Apple: We'll hand out nano-SIM for free--on one condition

The company has reportedly sent a letter to the European Telecommunications Standards Institute offering to hand over its nano-SIM technology at no cost.

Don Reisinger
Former CNET contributor Don Reisinger is a technology columnist who has covered everything from HDTVs to computers to Flowbee Haircut Systems. Besides his work with CNET, Don's work has been featured in a variety of other publications including PC World and a host of Ziff-Davis publications.
Don Reisinger
2 min read
The nano-SIM will reportedly be even smaller than the original SIM and micro-SIM shown here.
The nano-SIM will reportedly be even smaller than the original SIM and micro-SIM shown here. Donald Bell/CNET

Apple's nano-SIM technology, which could eventually become the new SIM card standard in mobile devices, might be one step closer to approval.
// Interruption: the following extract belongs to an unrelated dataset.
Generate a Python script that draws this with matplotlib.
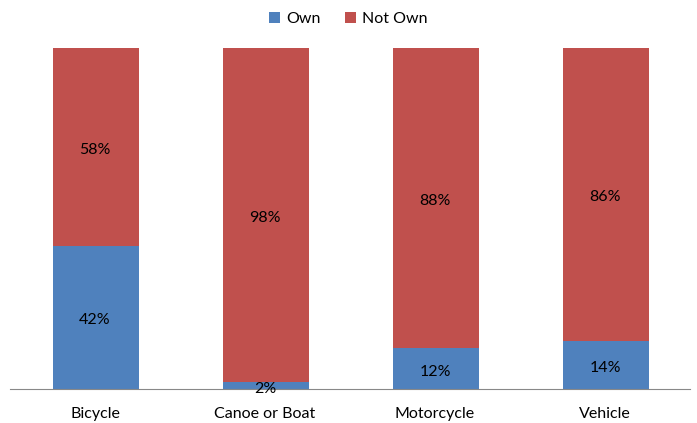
import matplotlib
matplotlib.use("Agg")
import matplotlib.pyplot as plt
import numpy as np

categories = ["Bicycle", "Canoe or Boat", "Motorcycle", "Vehicle"]
own = [42, 2, 12, 14]
not_own = [58, 98, 88, 86]

plt.rcParams['font.family'] = ['Lato', 'DejaVu Sans']

fig = plt.figure(figsize=(6.97, 4.23), dpi=100)
ax = fig.add_axes([10/697, 34/423, 680/697, 341/423])

x = np.arange(len(categories))
w = 0.51
blue = "#4F81BD"
red = "#C0504D"
ax.bar(x + 0.005, own, w, color=blue, label="Own")
ax.bar(x + 0.005, not_own, w, bottom=own, color=red, label="Not Own")

fs = 11.5
for i in range(len(categories)):
    ax.text(x[i], own[i] / 2 - 0.9, f"{own[i]}%", ha="center", va="center", fontsize=fs)
    ax.text(x[i], own[i] + not_own[i] / 2 - 0.8, f"{not_own[i]}%", ha="center", va="center", fontsize=fs)

ax.set_xlim(-0.5, 3.5)
ax.set_ylim(0, 100)
ax.set_xticks(x)
ax.set_xticklabels(categories, fontsize=fs)
ax.tick_params(axis="x", length=0, pad=13)
ax.set_yticks([])
for s in ["top", "left", "right"]:
    ax.spines[s].set_visible(False)
ax.spines["bottom"].set_color("#888888")

fig.legend(loc="upper center", bbox_to_anchor=(0.5, 1.005), ncol=2, frameon=False,
           fontsize=fs, handlelength=0.7, handleheight=0.7, handletextpad=0.4,
           columnspacing=1.5)

fig.savefig("out.png", dpi=100)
According to FOSS Patents' Florian Mueller, citing a "perfectly reliable source," Apple last week sent a letter to the European Telecommunications Standards Institute (ETSI), saying that if its nano-SIM technology is approved by the organization, it would offer its patents to fellow mobile device makers at no cost. That stands in stark contrast to many other essential technologies in the mobile space that are only provided to companies for a fee.

That said, Apple did offer up a caveat, according to Mueller. In order for the company to withhold royalty charges on the nano-SIM technologies mobile device makers would need, those firms must adopt Apple's technology as an industry standard and offer the "same terms in accordance with the principle of reciprocity."

Last week, the Financial Times reported that Apple, Motorola Mobility, Research In Motion, and Nokia are all hoping to make their technologies the nano-SIM standard. The nano-SIM is a smaller version of the micro-SIM, but comes with additional space to include more functionality. SIM cards hold a user's phone number, as well as their mobile identity on a cellular network. After putting the cards into a new device, all of the person's information is preserved.

Apple has so far been able to win over major European carriers, but its competitors say that adopting Apple's offering could hurt the industry by giving the iPhone maker too much control. Seeing the opposition coming, Apple has reportedly tried to "significantly" increase its voting power at ETSI by registering six European subsidies with the governing body. Subsidiaries with 8 billion euros or more in revenue are allowed up to 45 votes. Considering Apple's wealth, the company could quickly overshadow Nokia's 92 total votes.

The vote to decide which technology will become the nano-SIM standard is scheduled to be held later this week. It's more than likely that Nokia, Motorola, and Apple's other competitors will throw their weight behind their own technologies, leaving the field wide open for one party to win. Inevitably, it comes down to which firm can woo the most carriers and other industry insiders. Will Apple's free offer be enough to do that?

Apple did not immediately respond to CNET's request for comment.